Di tengah gempuran kemasan modern yang didominasi oleh plastik dan styrofoam, sebuah warisan budaya tak benda dari Nusantara tetap bertahan dengan keanggunan dan kesederhanaannya: besek. Besek adalah wadah tradisional berbentuk kotak atau persegi panjang dengan penutup yang terbuat dari anyaman bilah bambu. Lebih dari sekadar kotak penyimpanan, besek merupakan representasi kearifan lokal yang menekankan hubungan harmonis antara manusia dan alam, sekaligus simbol gotong royong dan kesederhanaan dalam setiap upacara adat atau perayaan komunal.
Besek anyaman bambu tidak hanya digunakan di Jawa, tetapi hampir di seluruh kepulauan Indonesia, meskipun dengan variasi nama dan teknik yang sedikit berbeda. Fungsi utamanya secara turun temurunj adalah sebagai wadah pembungkus makanan, terutama untuk acara hajatan, kenduri, syukuran, atau pembagian daging kurban. Keunggulan struktural dan materialnya yang alami menjadikannya pilihan ideal untuk menjaga kualitas makanan tanpa meninggalkan jejak sampah kimia yang merusak lingkungan.
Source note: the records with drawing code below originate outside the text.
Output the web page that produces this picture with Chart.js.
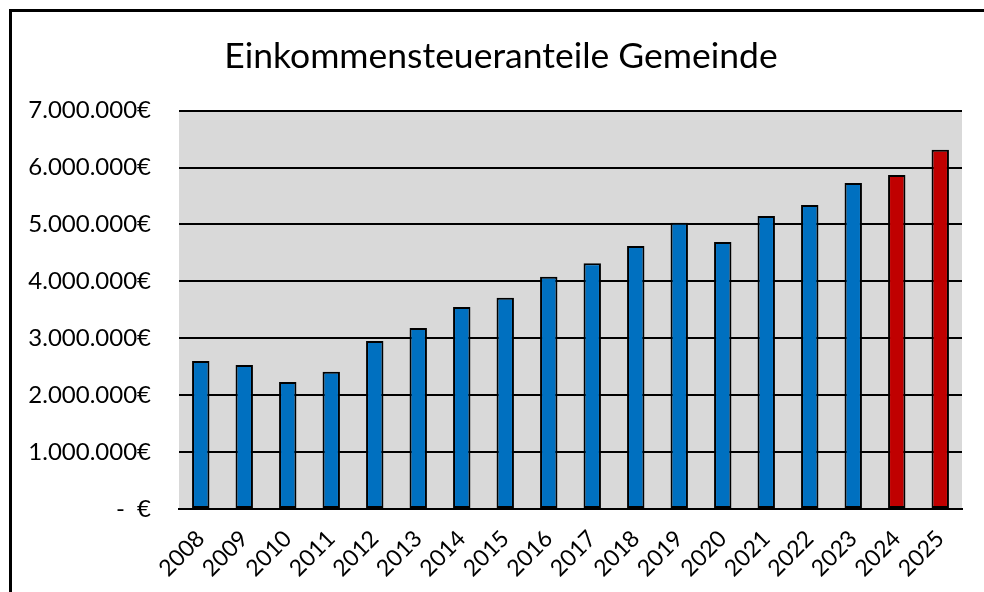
<!DOCTYPE html>
<html>
<head>
<meta charset="utf-8">
<script src="https://cdn.jsdelivr.net/npm/chart.js@4"></script>
<style>
  html, body { margin: 0; padding: 0; background: #fff; overflow: hidden; }
  #frame { position: absolute; left: 9px; top: 9px; width: 1000px; height: 620px; border: 3px solid #000; }
  #wrap { position: absolute; left: 0; top: 0; width: 984px; height: 592px; }
</style>
</head>
<body>
<div id="frame"></div>
<div id="wrap"><canvas id="c"></canvas></div>
<script>
// Einkommensteueranteile Gemeinde
const years = ['2008', '2009', '2010', '2011', '2012', '2013', '2014', '2015', '2016',
    '2017', '2018', '2019', '2020', '2021', '2022', '2023', '2024', '2025'];
const anteile = [2600000, 2530000, 2230000, 2410000, 2950000, 3180000, 3550000, 3710000, 4080000,
    4320000, 4620000, 5030000, 4690000, 5150000, 5340000, 5730000, 5870000, 6310000];
const planYears = ['2024', '2025'];   // rot = Plan/Prognose
const yTicks = [0, 1000000, 2000000, 3000000, 4000000, 5000000, 6000000, 7000000];

const FONT = 'Lato, "Open Sans", sans-serif';

function euro(v) {
    if (v === 0) return '-  €';
    return v.toLocaleString('de-DE') + '€';
}

const plotBg = {
    id: 'plotBg',
    afterLayout(chart) {
        // Titel etwas nach rechts (wie im Original)
        if (chart.titleBlock) chart.titleBlock.left = 40;
    },
    beforeDraw(chart) {
        const a = chart.chartArea, ctx = chart.ctx;
        ctx.save();
        ctx.fillStyle = '#d9d9d9';
        ctx.fillRect(a.left, a.top, a.right - a.left, a.bottom - a.top);
        ctx.restore();
    }
};

new Chart(document.getElementById('c'), {
    type: 'bar',
    data: {
        labels: years,
        datasets: [{
            data: anteile,
            backgroundColor: years.map(y => planYears.includes(y) ? '#c00000' : '#0070c0'),
            borderColor: '#000',
            borderWidth: 2,
            borderSkipped: false,
            barPercentage: 0.4,
            categoryPercentage: 1.0,
        }]
    },
    options: {
        responsive: true,
        maintainAspectRatio: false,
        animation: false,
        layout: { padding: { left: 0, right: 22, top: 0, bottom: 0 } },
        plugins: {
            legend: { display: false },
            tooltip: { enabled: false },
            title: {
                display: true,
                text: 'Einkommensteueranteile Gemeinde',
                color: '#000',
                font: { family: FONT, size: 35.5, weight: 'normal' },
                padding: { top: 35, bottom: 33 },
            }
        },
        scales: {
            x: {
                grid: { display: false, drawTicks: false },
                border: { display: true, color: '#000', width: 2 },
                ticks: {
                    color: '#000', padding: 16,
                    minRotation: 45, maxRotation: 45,
                    font: { family: FONT, size: 23 },
                },
                afterFit: s => { s.height = 83; },
            },
            y: {
                min: 0, max: 7000000,
                afterBuildTicks: s => { s.ticks = yTicks.map(v => ({ value: v })); },
                grid: { color: '#000', lineWidth: 2, drawTicks: false },
                border: { display: false },
                ticks: {
                    color: '#000', padding: 28,
                    font: { family: FONT, size: 24 },
                    callback: v => euro(v),
                },
                afterFit: s => { s.width = 179; },
            }
        }
    },
    plugins: [plotBg]
});
</script>
</body>
</html>
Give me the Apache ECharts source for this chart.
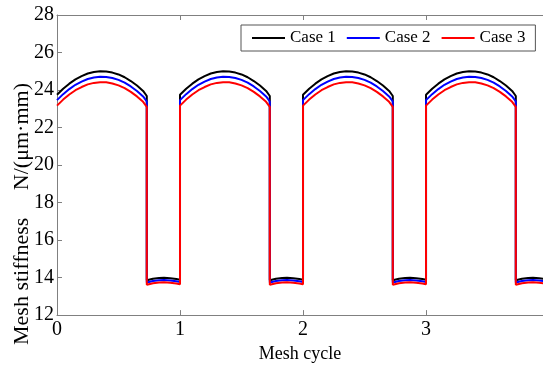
<!DOCTYPE html>
<html>
<head>
<meta charset="utf-8">
<script src="https://cdn.jsdelivr.net/npm/echarts@6/dist/echarts.min.js"></script>
<style>
  html, body { margin: 0; padding: 0; background: #fff; }
  #chart { width: 543px; height: 368px; }
</style>
</head>
<body>
<div id="chart"></div>
<script>
// One mesh cycle: positions inside the cycle (fraction of a cycle)
const highX = [0, 0.05, 0.10, 0.15, 0.20, 0.25, 0.30, 0.35, 0.40, 0.45, 0.50, 0.55, 0.60, 0.65, 0.70, 0.73];
const lowX  = [0.73, 0.78, 0.83, 0.87, 0.92, 0.97, 1.00];
const cycles = [0, 1, 2, 3];

// Double-tooth contact stiffness (N/(μm·mm))
const case1High = [23.75, 24.07, 24.34, 24.57, 24.74, 24.88, 24.96, 25.00, 24.99, 24.93, 24.83, 24.68, 24.48, 24.24, 23.95, 23.68];
const case2High = [23.46, 23.78, 24.05, 24.28, 24.45, 24.59, 24.67, 24.71, 24.70, 24.64, 24.54, 24.39, 24.19, 23.95, 23.66, 23.39];
const case3High = [23.17, 23.49, 23.76, 23.99, 24.16, 24.30, 24.38, 24.42, 24.41, 24.35, 24.25, 24.10, 23.90, 23.66, 23.37, 23.10];

// Single-tooth contact stiffness (N/(μm·mm))
const case1Low = [13.86, 13.94, 13.98, 13.99, 13.97, 13.92, 13.88];
const case2Low = [13.74, 13.82, 13.86, 13.87, 13.85, 13.80, 13.76];
const case3Low = [13.62, 13.70, 13.74, 13.75, 13.73, 13.68, 13.64];

const seriesNames = ['Case 1', 'Case 2', 'Case 3'];
const seriesColors = ['#000000', '#0000ff', '#ff0000'];
const xTicks = [0, 1, 2, 3];

function buildSeries(high, low) {
  const pts = [];
  cycles.forEach(c => {
    highX.forEach((x, i) => pts.push([c + x, high[i]]));
    lowX.forEach((x, i) => pts.push([c + x, low[i]]));
  });
  return pts;
}

const seriesData = [
  buildSeries(case1High, case1Low),
  buildSeries(case2High, case2Low),
  buildSeries(case3High, case3Low)
];

const FONT = "'Liberation Serif', 'Times New Roman', serif";
const AXIS_COLOR = '#808080';

const chart = echarts.init(document.getElementById('chart'), null, { renderer: 'canvas' });

const xMax = 3.951;

chart.setOption({
  animation: false,
  backgroundColor: '#ffffff',
  grid: { left: 57, right: 0, top: 15, bottom: 43, containLabel: false },
  legend: {
    left: 241,
    top: 25,
    padding: [3, 10, 3, 11],
    itemGap: 11,
    itemWidth: 33,
    itemHeight: 2,
    icon: 'rect',
    borderColor: '#555555',
    borderWidth: 1,
    backgroundColor: '#ffffff',
    textStyle: { fontFamily: FONT, fontSize: 17, color: '#000', lineHeight: 20 },
    data: seriesNames
  },
  xAxis: [
    {
      type: 'value',
      min: 0,
      max: xMax,
      interval: 1,
      position: 'bottom',
      name: 'Mesh cycle',
      nameLocation: 'middle',
      nameGap: 22,
      nameTextStyle: { fontFamily: FONT, fontSize: 18, color: '#000' },
      axisLine: { show: true, lineStyle: { color: AXIS_COLOR, width: 1 } },
      axisTick: { show: true, inside: true, length: 5, lineStyle: { color: AXIS_COLOR } },
      axisLabel: {
        fontFamily: FONT, fontSize: 20, color: '#000', margin: 5,
        showMaxLabel: false,
        formatter: v => (xTicks.indexOf(v) >= 0 ? String(v) : '')
      },
      splitLine: { show: false }
    },
    {
      type: 'value',
      min: 0,
      max: xMax,
      interval: 1,
      position: 'top',
      axisLine: { show: true, lineStyle: { color: AXIS_COLOR, width: 1 } },
      axisTick: { show: true, inside: true, length: 5, lineStyle: { color: AXIS_COLOR } },
      axisLabel: { show: false },
      splitLine: { show: false }
    }
  ],
  yAxis: {
    type: 'value',
    min: 12,
    max: 28,
    interval: 2,
    axisLine: { show: true, lineStyle: { color: AXIS_COLOR, width: 1 } },
    axisTick: { show: true, inside: true, length: 5, lineStyle: { color: AXIS_COLOR } },
    axisLabel: { fontFamily: FONT, fontSize: 20, color: '#000', margin: 3 },
    splitLine: { show: false }
  },
  graphic: [
    {
      type: 'text',
      x: 22,
      y: 214,
      rotation: Math.PI / 2,
      style: {
        text: 'Mesh stiffness     N/(μm·mm)',
        fontFamily: FONT,
        fontSize: 22,
        fill: '#000',
        textAlign: 'center',
        textVerticalAlign: 'middle'
      }
    }
  ],
  series: seriesNames.map((name, i) => ({
    name: name,
    type: 'line',
    xAxisIndex: 0,
    data: seriesData[i],
    showSymbol: false,
    symbol: 'none',
    clip: true,
    lineStyle: { color: seriesColors[i], width: 2 },
    itemStyle: { color: seriesColors[i] },
    z: 2 + i
  }))
});
</script>
</body>
</html>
Gambar 1: Besek anyaman bambu, wadah tradisional yang mengedepankan aspek ekologis.
Artikel ini akan menelusuri secara komprehensif seluruh aspek mengenai besek anyaman bambu. Mulai dari sejarah yang melingkupinya, filosofi keberlanjutan yang terkandung dalam setiap serat bambu, proses pembuatan yang membutuhkan keahlian dan ketelatenan tinggi, hingga posisinya di era modern sebagai solusi kemasan ramah lingkungan yang diminati pasar global. Pemahaman mendalam ini diharapkan dapat menumbuhkan apresiasi terhadap kerajinan tangan yang merupakan cikal bakal dari ekonomi kreatif Indonesia.
Keputusan masyarakat tradisional menggunakan besek, jauh sebelum adanya gerakan ‘Go Green’ atau isu pemanasan global, adalah manifestasi dari etika lingkungan yang kuat. Penggunaan besek bukan sekadar masalah fungsional, tetapi merupakan refleksi filosofis tentang hubungan yang seimbang antara alam dan kehidupan sosial.
Bambu adalah tanaman yang tumbuh sangat cepat dan mudah diperbarui (renewable resource). Dalam budaya Asia Tenggara, bambu seringkali disimbolkan sebagai kerendahan hati, kekuatan yang lentur, dan ketahanan. Ketika besek dibuat dari bambu, ia membawa serta nilai-nilai tersebut. Besek adalah produk yang sepenuhnya biodegradable. Setelah selesai digunakan, ia akan kembali ke tanah tanpa meninggalkan racun, menggenapi siklus alamiah kehidupan.
Dalam konteks kenduri atau hajatan besar, pembuatan besek seringkali melibatkan banyak orang. Para pengrajin desa bekerja bersama-sama, mulai dari menebang bambu, membelah, mengirat, hingga menganyam. Proses ini memperkuat ikatan sosial dan ekonomi lokal. Besek yang digunakan dalam sebuah acara adalah simbol dari kerja kolektif masyarakat, menghormati tradisi berbagi, dan menolak individualisme yang seringkali dibawa oleh kemasan sekali pakai yang diproduksi massal di pabrik.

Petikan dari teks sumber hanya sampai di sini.